## Material supplied
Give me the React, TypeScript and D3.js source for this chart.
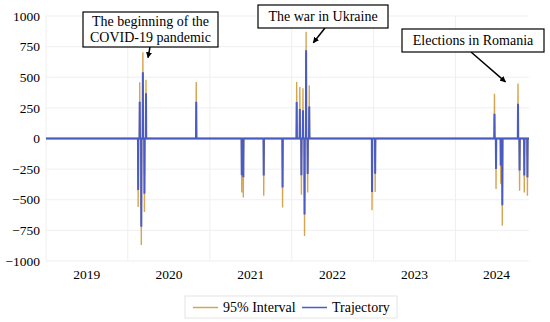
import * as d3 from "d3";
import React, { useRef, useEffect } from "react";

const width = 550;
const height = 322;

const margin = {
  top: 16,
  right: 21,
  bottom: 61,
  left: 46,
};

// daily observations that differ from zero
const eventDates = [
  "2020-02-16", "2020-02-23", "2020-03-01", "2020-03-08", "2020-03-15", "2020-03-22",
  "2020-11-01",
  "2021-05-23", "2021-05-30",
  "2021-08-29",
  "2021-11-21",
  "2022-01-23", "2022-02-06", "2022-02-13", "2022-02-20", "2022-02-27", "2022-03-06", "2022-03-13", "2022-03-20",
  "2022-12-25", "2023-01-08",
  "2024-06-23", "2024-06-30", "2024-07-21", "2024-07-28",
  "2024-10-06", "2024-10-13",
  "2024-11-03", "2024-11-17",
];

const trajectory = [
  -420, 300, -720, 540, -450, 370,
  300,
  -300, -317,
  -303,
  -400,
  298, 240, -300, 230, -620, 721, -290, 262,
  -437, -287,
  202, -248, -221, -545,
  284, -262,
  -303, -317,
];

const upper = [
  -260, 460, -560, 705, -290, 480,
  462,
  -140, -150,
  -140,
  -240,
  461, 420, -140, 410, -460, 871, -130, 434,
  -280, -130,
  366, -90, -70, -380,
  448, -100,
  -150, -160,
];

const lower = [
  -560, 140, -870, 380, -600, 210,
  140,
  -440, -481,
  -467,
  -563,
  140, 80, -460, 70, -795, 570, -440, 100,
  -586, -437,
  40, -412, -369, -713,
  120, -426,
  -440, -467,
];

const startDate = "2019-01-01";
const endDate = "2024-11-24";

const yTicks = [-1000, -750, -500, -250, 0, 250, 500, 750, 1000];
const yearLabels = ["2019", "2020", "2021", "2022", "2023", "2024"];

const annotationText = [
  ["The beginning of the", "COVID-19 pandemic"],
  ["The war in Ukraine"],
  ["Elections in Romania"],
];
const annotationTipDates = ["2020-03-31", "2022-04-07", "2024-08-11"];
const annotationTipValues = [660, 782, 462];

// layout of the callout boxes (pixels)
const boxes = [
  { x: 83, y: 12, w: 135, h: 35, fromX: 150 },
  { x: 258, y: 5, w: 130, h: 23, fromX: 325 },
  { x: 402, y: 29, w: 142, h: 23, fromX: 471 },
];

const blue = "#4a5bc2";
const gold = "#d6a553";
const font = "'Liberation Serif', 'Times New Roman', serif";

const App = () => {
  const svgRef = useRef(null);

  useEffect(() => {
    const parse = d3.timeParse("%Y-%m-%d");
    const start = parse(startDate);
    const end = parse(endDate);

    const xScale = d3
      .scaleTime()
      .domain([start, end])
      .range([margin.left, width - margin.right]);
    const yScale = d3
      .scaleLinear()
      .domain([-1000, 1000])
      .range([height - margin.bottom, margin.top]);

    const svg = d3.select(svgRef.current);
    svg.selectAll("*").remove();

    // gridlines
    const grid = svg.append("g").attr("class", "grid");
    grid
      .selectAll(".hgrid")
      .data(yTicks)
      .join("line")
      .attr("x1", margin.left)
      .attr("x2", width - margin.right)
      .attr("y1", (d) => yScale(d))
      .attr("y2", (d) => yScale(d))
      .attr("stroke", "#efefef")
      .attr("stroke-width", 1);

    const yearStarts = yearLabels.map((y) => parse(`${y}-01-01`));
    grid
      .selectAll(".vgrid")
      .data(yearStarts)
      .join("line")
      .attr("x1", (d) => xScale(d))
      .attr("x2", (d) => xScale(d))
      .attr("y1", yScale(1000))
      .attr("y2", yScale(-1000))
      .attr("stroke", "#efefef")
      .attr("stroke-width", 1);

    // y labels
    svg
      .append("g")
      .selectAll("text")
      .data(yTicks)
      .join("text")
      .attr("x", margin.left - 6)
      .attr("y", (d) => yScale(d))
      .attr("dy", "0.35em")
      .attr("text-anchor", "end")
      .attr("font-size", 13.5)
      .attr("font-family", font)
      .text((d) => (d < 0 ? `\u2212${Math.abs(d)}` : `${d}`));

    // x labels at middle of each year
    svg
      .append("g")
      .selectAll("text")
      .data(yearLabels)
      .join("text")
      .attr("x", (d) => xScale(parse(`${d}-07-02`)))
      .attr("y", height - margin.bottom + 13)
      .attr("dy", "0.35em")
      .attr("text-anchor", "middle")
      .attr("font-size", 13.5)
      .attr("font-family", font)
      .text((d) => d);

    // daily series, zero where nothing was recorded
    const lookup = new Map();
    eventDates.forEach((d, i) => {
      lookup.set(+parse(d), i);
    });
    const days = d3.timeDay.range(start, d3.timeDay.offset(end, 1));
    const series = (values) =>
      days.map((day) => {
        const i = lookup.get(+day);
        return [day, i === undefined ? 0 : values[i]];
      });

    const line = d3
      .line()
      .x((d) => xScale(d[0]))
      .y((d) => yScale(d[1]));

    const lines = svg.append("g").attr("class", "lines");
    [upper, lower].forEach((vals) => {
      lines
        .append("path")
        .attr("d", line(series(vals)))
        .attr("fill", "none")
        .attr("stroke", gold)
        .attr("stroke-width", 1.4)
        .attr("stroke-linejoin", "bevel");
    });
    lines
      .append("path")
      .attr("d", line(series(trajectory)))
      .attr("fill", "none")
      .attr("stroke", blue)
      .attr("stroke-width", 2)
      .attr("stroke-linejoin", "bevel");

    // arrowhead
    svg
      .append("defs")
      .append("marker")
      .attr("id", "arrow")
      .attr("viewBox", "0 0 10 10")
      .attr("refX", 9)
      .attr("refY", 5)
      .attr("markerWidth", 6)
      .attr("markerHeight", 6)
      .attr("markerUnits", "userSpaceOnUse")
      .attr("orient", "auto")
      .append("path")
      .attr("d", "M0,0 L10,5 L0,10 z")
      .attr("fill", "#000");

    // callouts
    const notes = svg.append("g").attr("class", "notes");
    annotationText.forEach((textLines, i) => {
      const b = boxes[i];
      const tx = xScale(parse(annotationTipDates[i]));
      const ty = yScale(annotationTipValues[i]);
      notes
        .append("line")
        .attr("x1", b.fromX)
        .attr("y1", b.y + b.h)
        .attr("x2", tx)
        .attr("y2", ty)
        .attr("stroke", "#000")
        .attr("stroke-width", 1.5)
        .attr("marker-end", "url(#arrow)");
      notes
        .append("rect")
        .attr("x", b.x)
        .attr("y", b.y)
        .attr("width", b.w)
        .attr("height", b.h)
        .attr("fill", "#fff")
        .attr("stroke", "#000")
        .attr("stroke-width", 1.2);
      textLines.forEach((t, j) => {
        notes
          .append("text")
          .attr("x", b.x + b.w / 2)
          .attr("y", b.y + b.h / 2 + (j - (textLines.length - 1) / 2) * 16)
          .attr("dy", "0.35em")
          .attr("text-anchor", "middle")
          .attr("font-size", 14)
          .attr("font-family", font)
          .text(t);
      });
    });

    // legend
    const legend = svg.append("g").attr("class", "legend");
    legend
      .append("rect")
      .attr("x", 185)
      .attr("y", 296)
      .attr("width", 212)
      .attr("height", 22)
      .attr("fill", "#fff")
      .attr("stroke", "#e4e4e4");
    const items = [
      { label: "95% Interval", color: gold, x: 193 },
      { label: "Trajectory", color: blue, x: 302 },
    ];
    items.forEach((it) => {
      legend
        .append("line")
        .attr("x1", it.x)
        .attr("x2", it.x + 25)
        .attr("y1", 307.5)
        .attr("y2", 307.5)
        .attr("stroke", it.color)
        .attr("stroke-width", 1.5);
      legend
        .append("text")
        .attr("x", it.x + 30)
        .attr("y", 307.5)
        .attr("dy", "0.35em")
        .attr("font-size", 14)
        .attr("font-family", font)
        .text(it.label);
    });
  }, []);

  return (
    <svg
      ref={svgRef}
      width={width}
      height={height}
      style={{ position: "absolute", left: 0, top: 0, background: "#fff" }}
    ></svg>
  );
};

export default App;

---

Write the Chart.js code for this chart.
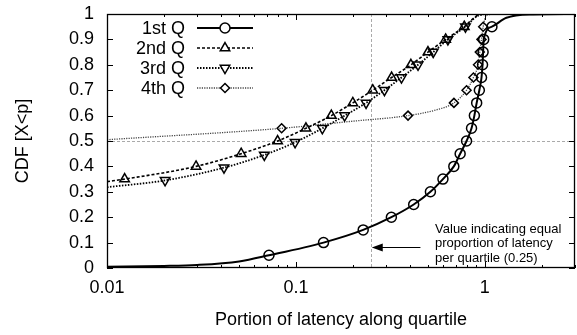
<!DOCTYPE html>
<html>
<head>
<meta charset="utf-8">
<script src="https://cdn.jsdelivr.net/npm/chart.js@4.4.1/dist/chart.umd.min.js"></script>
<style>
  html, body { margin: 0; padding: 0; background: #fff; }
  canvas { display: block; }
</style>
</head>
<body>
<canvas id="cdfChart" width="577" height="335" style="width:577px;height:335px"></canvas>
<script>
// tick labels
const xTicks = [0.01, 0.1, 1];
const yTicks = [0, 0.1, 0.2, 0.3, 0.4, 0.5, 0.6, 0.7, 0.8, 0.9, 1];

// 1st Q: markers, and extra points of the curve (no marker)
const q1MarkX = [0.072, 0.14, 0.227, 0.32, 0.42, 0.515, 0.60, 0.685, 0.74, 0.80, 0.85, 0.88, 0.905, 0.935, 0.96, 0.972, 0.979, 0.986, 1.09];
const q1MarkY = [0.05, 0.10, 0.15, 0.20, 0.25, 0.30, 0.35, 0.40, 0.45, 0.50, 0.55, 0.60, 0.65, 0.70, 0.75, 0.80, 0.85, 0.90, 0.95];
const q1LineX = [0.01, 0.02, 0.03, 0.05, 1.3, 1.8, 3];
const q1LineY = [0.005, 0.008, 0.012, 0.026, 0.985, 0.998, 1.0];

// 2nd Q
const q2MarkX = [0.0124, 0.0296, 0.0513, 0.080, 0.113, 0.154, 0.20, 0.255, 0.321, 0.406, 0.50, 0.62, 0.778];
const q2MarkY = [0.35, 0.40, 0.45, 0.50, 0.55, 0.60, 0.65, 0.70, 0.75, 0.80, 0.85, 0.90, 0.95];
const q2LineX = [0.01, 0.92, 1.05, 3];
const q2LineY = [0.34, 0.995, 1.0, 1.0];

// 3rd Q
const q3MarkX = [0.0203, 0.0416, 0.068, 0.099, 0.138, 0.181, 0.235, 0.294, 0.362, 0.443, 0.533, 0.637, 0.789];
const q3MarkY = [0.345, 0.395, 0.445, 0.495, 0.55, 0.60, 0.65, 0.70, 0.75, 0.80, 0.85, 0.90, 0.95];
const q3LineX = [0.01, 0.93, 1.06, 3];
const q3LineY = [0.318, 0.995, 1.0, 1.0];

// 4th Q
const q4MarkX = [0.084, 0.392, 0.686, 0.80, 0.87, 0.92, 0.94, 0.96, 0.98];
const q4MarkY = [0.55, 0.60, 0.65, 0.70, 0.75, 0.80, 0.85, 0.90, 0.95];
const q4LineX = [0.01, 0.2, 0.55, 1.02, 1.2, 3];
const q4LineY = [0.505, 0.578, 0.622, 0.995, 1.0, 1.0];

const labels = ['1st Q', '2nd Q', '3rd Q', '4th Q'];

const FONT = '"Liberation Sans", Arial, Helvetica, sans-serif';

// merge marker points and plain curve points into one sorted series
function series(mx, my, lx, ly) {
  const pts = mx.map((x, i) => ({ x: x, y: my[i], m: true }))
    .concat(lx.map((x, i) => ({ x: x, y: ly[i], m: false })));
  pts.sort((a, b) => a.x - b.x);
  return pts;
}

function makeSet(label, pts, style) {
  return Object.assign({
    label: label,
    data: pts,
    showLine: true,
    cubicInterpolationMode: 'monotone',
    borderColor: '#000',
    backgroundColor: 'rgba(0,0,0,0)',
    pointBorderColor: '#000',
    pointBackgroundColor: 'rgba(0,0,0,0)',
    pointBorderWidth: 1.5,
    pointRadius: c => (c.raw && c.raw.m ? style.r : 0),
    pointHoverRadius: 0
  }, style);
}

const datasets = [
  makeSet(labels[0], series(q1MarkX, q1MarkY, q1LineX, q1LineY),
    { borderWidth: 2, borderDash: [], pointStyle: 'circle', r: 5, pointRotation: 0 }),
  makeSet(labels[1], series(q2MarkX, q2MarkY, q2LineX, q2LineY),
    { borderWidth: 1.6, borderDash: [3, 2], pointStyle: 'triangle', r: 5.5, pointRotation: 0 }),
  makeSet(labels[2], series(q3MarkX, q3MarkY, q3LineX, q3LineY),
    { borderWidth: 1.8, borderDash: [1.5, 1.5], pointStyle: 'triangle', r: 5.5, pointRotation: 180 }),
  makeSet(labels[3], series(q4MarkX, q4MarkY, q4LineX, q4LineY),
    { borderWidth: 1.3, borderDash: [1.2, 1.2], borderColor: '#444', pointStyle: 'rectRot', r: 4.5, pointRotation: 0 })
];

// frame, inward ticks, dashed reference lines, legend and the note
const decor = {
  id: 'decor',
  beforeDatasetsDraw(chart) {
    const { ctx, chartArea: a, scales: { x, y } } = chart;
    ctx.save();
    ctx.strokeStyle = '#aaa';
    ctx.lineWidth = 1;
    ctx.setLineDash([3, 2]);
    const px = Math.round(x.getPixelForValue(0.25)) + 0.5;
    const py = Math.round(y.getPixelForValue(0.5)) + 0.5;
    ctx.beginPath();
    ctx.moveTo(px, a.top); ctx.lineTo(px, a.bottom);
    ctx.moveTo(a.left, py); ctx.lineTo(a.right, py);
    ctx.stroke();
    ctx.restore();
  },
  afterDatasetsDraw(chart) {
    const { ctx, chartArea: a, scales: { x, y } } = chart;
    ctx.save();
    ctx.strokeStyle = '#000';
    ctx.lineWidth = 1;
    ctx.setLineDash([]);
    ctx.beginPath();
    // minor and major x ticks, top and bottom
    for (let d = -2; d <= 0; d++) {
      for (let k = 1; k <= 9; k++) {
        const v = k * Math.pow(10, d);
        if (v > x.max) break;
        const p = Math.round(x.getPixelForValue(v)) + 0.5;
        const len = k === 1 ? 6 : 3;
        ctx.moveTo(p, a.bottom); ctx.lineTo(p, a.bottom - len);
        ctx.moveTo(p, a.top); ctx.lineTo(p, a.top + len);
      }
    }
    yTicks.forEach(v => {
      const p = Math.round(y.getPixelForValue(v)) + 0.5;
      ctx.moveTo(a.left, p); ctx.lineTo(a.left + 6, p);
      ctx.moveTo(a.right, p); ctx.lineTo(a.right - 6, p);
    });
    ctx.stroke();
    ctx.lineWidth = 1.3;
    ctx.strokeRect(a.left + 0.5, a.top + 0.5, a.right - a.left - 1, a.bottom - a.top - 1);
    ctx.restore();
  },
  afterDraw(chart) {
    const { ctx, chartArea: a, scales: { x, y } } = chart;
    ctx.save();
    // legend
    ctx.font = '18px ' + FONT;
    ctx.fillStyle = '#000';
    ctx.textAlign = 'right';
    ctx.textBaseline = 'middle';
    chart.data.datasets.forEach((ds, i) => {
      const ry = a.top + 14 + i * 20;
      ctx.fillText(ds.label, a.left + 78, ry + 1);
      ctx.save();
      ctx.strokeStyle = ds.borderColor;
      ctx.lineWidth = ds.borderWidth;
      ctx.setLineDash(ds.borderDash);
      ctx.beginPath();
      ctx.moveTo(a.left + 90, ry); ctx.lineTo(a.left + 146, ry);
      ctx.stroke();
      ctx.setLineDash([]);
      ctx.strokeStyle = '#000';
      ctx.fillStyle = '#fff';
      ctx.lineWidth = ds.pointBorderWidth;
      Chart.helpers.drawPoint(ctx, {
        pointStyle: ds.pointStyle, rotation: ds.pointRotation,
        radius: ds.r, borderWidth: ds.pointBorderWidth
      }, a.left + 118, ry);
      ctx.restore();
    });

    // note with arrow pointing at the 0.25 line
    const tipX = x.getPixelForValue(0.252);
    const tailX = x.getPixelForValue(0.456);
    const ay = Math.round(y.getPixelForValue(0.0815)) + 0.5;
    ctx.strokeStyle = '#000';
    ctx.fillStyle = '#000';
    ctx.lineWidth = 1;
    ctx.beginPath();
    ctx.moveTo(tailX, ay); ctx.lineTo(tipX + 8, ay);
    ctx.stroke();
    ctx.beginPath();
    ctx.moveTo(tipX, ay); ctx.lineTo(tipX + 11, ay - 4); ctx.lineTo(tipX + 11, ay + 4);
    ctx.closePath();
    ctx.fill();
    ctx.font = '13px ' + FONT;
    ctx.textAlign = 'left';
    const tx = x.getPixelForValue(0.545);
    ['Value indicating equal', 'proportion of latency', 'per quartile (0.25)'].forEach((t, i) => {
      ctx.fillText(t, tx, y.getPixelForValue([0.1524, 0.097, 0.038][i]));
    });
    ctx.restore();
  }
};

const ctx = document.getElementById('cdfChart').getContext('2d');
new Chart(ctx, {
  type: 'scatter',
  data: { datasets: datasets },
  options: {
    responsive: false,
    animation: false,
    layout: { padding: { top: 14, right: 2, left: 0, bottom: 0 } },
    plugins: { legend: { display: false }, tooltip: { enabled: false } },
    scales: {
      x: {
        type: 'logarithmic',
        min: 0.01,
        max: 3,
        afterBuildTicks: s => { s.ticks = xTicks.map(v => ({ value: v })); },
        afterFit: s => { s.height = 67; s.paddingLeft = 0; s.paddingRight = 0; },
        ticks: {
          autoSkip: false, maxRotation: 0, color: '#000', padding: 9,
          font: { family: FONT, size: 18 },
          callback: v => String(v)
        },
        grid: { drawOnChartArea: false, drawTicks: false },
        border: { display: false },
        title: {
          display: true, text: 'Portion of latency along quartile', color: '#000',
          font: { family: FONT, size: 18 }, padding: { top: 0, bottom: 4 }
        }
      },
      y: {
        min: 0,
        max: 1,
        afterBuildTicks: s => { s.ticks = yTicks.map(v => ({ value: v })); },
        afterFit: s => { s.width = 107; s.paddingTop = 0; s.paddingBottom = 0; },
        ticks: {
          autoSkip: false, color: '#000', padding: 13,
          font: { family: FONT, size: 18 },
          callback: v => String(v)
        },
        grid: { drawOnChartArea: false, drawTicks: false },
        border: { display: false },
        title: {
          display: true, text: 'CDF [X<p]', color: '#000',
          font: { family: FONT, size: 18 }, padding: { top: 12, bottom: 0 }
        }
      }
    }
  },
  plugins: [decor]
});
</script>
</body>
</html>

* * *

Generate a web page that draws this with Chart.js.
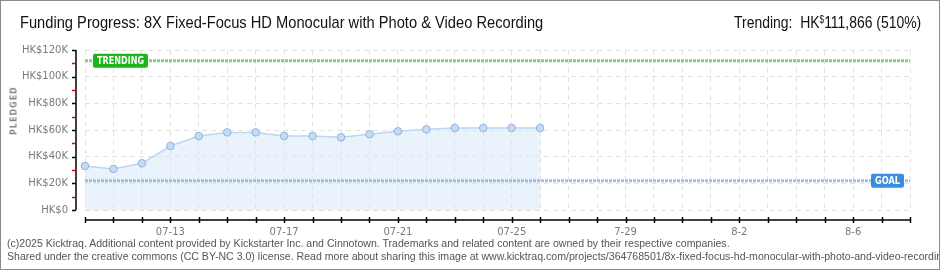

## Objective
Only the lines between the line with "Write the Chart.js code for this chart." and the line with "0.8, 0.9, 1];", inclusive, should be reproduced, exactly as written and without pictures.

## Right answer
Write the Chart.js code for this chart.
<!DOCTYPE html>
<html>
<head>
<meta charset="utf-8">
<script src="https://cdn.jsdelivr.net/npm/chart.js@4.4.1/dist/chart.umd.min.js"></script>
<style>
  html, body { margin: 0; padding: 0; background: #fff; }
  canvas { display: block; }
</style>
</head>
<body>
<canvas id="cdfChart" width="577" height="335" style="width:577px;height:335px"></canvas>
<script>
// tick labels
const xTicks = [0.01, 0.1, 1];
const yTicks = [0, 0.1, 0.2, 0.3, 0.4, 0.5, 0.6, 0.7, 0.8, 0.9, 1];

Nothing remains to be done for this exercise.